Tudo isso favorece, ou não, a identificação com o sofrimento do indivíduo, que naquele momento pede e/ou necessita de ajuda. Existe também o risco de a identificação ser exagerada e trazer um excessivo desejo de cura, que leva à perda da objetividade necessária para a tarefa médica.
O cuidado que deve ser tomado é o de não atuar, não tomar atitudes de rejeição ou agressivas que não favoreçam o vínculo positivo, terapêutico. Isso só pode ocorrer se o profissional tiver contato e procurar compreender seus próprios sentimentos, que aparecem naquela relação profissional em particular.
Balint (1984) afirma que faz parte da tarefa médica não só pesquisar os sintomas físicos manifestos, mas também a "demanda latente" do paciente. Ou seja, entender seus verdadeiros desejos e necessidades contidos naquelas queixas somáticas. O médico não pode deixar de procurar o sentido inconsciente que se expressa por meio da linguagem consciente. Isso também é válido para outros profissionais da área da saúde.

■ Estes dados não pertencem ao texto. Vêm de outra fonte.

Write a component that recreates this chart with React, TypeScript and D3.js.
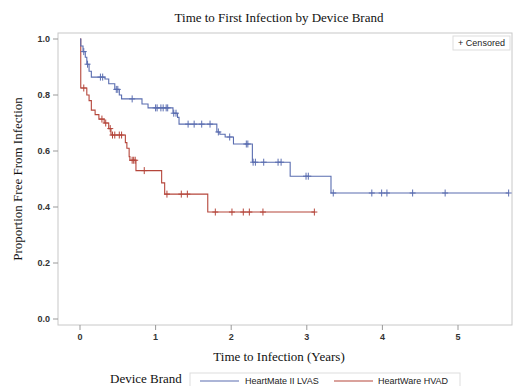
import React, { useEffect, useRef } from 'react';
import * as d3 from 'd3';

// HeartMate II LVAS
const hmEventTimes = [0.01, 0.04, 0.07, 0.09, 0.12, 0.15, 0.33, 0.38, 0.46, 0.52, 0.55, 0.82, 0.9, 1.23, 1.29, 1.31, 1.81, 1.85, 1.92, 2.03, 2.28, 2.78, 3.32];
const hmSurvival = [0.975, 0.955, 0.935, 0.91, 0.885, 0.864, 0.857, 0.84, 0.82, 0.8, 0.786, 0.768, 0.754, 0.735, 0.72, 0.696, 0.668, 0.66, 0.65, 0.625, 0.56, 0.51, 0.45];
const hmCensored = [0.05, 0.1, 0.27, 0.3, 0.48, 0.5, 0.69, 1.0, 1.02, 1.07, 1.1, 1.14, 1.16, 1.24, 1.27, 1.43, 1.51, 1.61, 1.72, 1.83, 1.98, 2.2, 2.22, 2.29, 2.32, 2.43, 2.62, 2.66, 2.99, 3.02, 3.35, 3.86, 3.99, 4.06, 4.4, 4.83, 5.67];

// HeartWare HVAD
const hwEventTimes = [0.01, 0.09, 0.12, 0.15, 0.2, 0.25, 0.32, 0.38, 0.41, 0.6, 0.62, 0.65, 0.66, 0.74, 1.08, 1.12, 1.69];
const hwSurvival = [0.825, 0.8, 0.78, 0.746, 0.73, 0.714, 0.7, 0.68, 0.657, 0.63, 0.61, 0.58, 0.567, 0.53, 0.486, 0.446, 0.382];
const hwCensored = [0.05, 0.29, 0.34, 0.4, 0.43, 0.46, 0.52, 0.55, 0.69, 0.71, 0.73, 0.85, 1.15, 1.34, 1.42, 1.79, 2.01, 2.16, 2.24, 2.42, 3.1];

const xTicks = [0, 1, 2, 3, 4, 5];
const yTicks = [0, 0.2, 0.4, 0.6, 0.8, 1.0];
const seriesNames = ['HeartMate II LVAS', 'HeartWare HVAD'];
const seriesColors = ['#5a6db0', '#b5463b'];

const W = 513;
const H = 386;

const App: React.FC = () => {
  const svgRef = useRef<SVGSVGElement>(null);

  useEffect(() => {
    if (!svgRef.current) return;
    const svg = d3.select(svgRef.current);
    svg.selectAll('*').remove();

    const frame = { left: 58, right: 512, top: 33, bottom: 325 };

    const x = d3.scaleLinear().domain([0, 5]).range([80, 458]);
    const y = d3.scaleLinear().domain([0, 1]).range([319, 39]);

    // Title
    svg
      .append('text')
      .attr('x', 279)
      .attr('y', 22)
      .attr('text-anchor', 'middle')
      .attr('font-family', '"Liberation Serif", "Times New Roman", serif')
      .attr('font-size', 13)
      .attr('fill', '#111')
      .text('Time to First Infection by Device Brand');

    // Plot frame
    svg
      .append('rect')
      .attr('x', frame.left)
      .attr('y', frame.top)
      .attr('width', frame.right - frame.left)
      .attr('height', frame.bottom - frame.top)
      .attr('fill', 'white')
      .attr('stroke', '#c8c8c8')
      .attr('stroke-width', 1);

    const tickFont = '"Liberation Sans", Arial, sans-serif';

    // Y axis
    const yAxis = svg.append('g');
    yTicks.forEach(t => {
      yAxis
        .append('line')
        .attr('x1', frame.left - 5)
        .attr('x2', frame.left)
        .attr('y1', y(t))
        .attr('y2', y(t))
        .attr('stroke', '#999');
      yAxis
        .append('text')
        .attr('x', frame.left - 8)
        .attr('y', y(t))
        .attr('dy', '0.35em')
        .attr('text-anchor', 'end')
        .attr('font-family', tickFont)
        .attr('font-size', 9)
        .attr('font-weight', 'bold')
        .attr('fill', '#333')
        .text(d3.format('.1f')(t));
    });

    // X axis
    const xAxis = svg.append('g');
    xTicks.forEach(t => {
      xAxis
        .append('line')
        .attr('x1', x(t))
        .attr('x2', x(t))
        .attr('y1', frame.bottom)
        .attr('y2', frame.bottom + 5)
        .attr('stroke', '#999');
      xAxis
        .append('text')
        .attr('x', x(t))
        .attr('y', frame.bottom + 15)
        .attr('text-anchor', 'middle')
        .attr('font-family', tickFont)
        .attr('font-size', 9)
        .attr('font-weight', 'bold')
        .attr('fill', '#333')
        .text(t);
    });

    // Axis labels
    svg
      .append('text')
      .attr('x', 279)
      .attr('y', 361)
      .attr('text-anchor', 'middle')
      .attr('font-family', '"Liberation Serif", "Times New Roman", serif')
      .attr('font-size', 13)
      .attr('fill', '#111')
      .text('Time to Infection (Years)');

    svg
      .append('text')
      .attr('transform', `translate(22,${(frame.top + frame.bottom) / 2}) rotate(-90)`)
      .attr('text-anchor', 'middle')
      .attr('font-family', '"Liberation Serif", "Times New Roman", serif')
      .attr('font-size', 13)
      .attr('fill', '#111')
      .text('Proportion Free From Infection');

    // Curves
    const series = [
      { times: hmEventTimes, surv: hmSurvival, cens: hmCensored },
      { times: hwEventTimes, surv: hwSurvival, cens: hwCensored },
    ];

    const line = d3
      .line<[number, number]>()
      .x(d => x(d[0]))
      .y(d => y(d[1]))
      .curve(d3.curveStepAfter);

    // draw red first so blue sits on top like the reference
    [1, 0].forEach(i => {
      const s = series[i];
      const color = seriesColors[i];
      const lastT = Math.max(d3.max(s.cens) as number, d3.max(s.times) as number);
      const pts: [number, number][] = [[0, 1]];
      s.times.forEach((t, j) => pts.push([t, s.surv[j]]));
      pts.push([lastT, s.surv[s.surv.length - 1]]);

      svg
        .append('path')
        .datum(pts)
        .attr('d', line)
        .attr('fill', 'none')
        .attr('stroke', color)
        .attr('stroke-width', 1.1);

      const survAt = (t: number) => {
        let v = 1;
        s.times.forEach((et, j) => {
          if (et <= t) v = s.surv[j];
        });
        return v;
      };

      svg
        .append('g')
        .selectAll('path')
        .data(s.cens)
        .enter()
        .append('path')
        .attr('d', d => {
          const cx = x(d);
          const cy = y(survAt(d));
          return `M${cx - 3},${cy}H${cx + 3}M${cx},${cy - 3.5}V${cy + 3.5}`;
        })
        .attr('stroke', color)
        .attr('stroke-width', 1);
    });

    // Censored inset legend
    const cg = svg.append('g');
    cg.append('rect')
      .attr('x', 453)
      .attr('y', 36)
      .attr('width', 57)
      .attr('height', 14)
      .attr('fill', 'white')
      .attr('stroke', '#ddd');
    cg.append('text')
      .attr('x', 481.5)
      .attr('y', 46)
      .attr('text-anchor', 'middle')
      .attr('font-family', tickFont)
      .attr('font-size', 9)
      .attr('fill', '#222')
      .text('+ Censored');

    // Bottom legend
    svg
      .append('text')
      .attr('x', 110)
      .attr('y', 383)
      .attr('font-family', '"Liberation Serif", "Times New Roman", serif')
      .attr('font-size', 13)
      .attr('fill', '#111')
      .text('Device Brand');

    svg
      .append('rect')
      .attr('x', 190)
      .attr('y', 373)
      .attr('width', 270)
      .attr('height', 20)
      .attr('fill', 'white')
      .attr('stroke', '#ddd');

    const legendItems = [
      { lx: 200, tx: 245 },
      { lx: 334, tx: 378 },
    ];
    legendItems.forEach((it, i) => {
      svg
        .append('line')
        .attr('x1', it.lx)
        .attr('x2', it.lx + 39)
        .attr('y1', 381)
        .attr('y2', 381)
        .attr('stroke', seriesColors[i])
        .attr('stroke-width', 1.1);
      svg
        .append('text')
        .attr('x', it.tx)
        .attr('y', 384)
        .attr('font-family', tickFont)
        .attr('font-size', 9)
        .attr('fill', '#222')
        .text(seriesNames[i]);
    });
  }, []);

  return (
    <div style={{ position: 'absolute', left: 0, top: 0, width: W, height: H, background: 'white' }}>
      <svg ref={svgRef} width={W} height={H}></svg>
    </div>
  );
};

export default App;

Muitas vezes, a linguagem corporal é a única de que o paciente dispõe por ainda não ter acesso à palavra, como no caso de uma criança, ou por seu aparelho psíquico não lhe permitir a representação de seus afetos, ou mesmo por estar sobrecarregado de emoções diante de um luto recente.
Por outro lado, se for possível o profissional perceber quais foram os sentimentos que aquele paciente lhe despertou, isso pode ser de enorme valia para entender a demanda implícita do doente e o tipo de investimento que faz sobre o médico.
Entender a nossa contratransferência é um instrumento de trabalho que inclui todos os que lidam com atendimento às pessoas.
Portanto, é interessante, para estabelecer uma relação terapêutica, que seja feito um diagnóstico global. Este corresponde ao diagnóstico da doença com seus detalhes técnicos e a percepção de como o paciente encara essa doença. Para isso, é necessário perceber a associação de alguns traços de personalidade e como a doença se insere na história de vida do paciente, ou seja, as condições psicológicas e ambientais em que aparece a doença, como a pessoa reage a esta e que tipo de apoio tem do grupo familiar. Helman (2009) destaca este elemento como fundamental para estreitamento da relação terapêutica, apresentando a terminologia disease (doença) e illness (experiência de adoecer, enfermidade), utilizados no método clínico centrado na pessoa (STEWART, 2009). A Abordagem Centrada na Pessoa é uma tecnologia leve, fundamental aos profissionais da Atenção Primária.
Podemos dizer que a pessoa nos traz a enfermidade, carregada de experiências e expectativas, e o profissional de saúde – carregado de conhecimento científico –, racionaliza a queixa e a traduz em uma doença, para enquadrá-la no código da Classificação Internacional de Doenças (CID). Esse processo muitas vezes não considera os aspectos pessoais, familiares e sociais associados à doença, perdendo a capacidade de diagnóstico global da avaliação da enfermidade.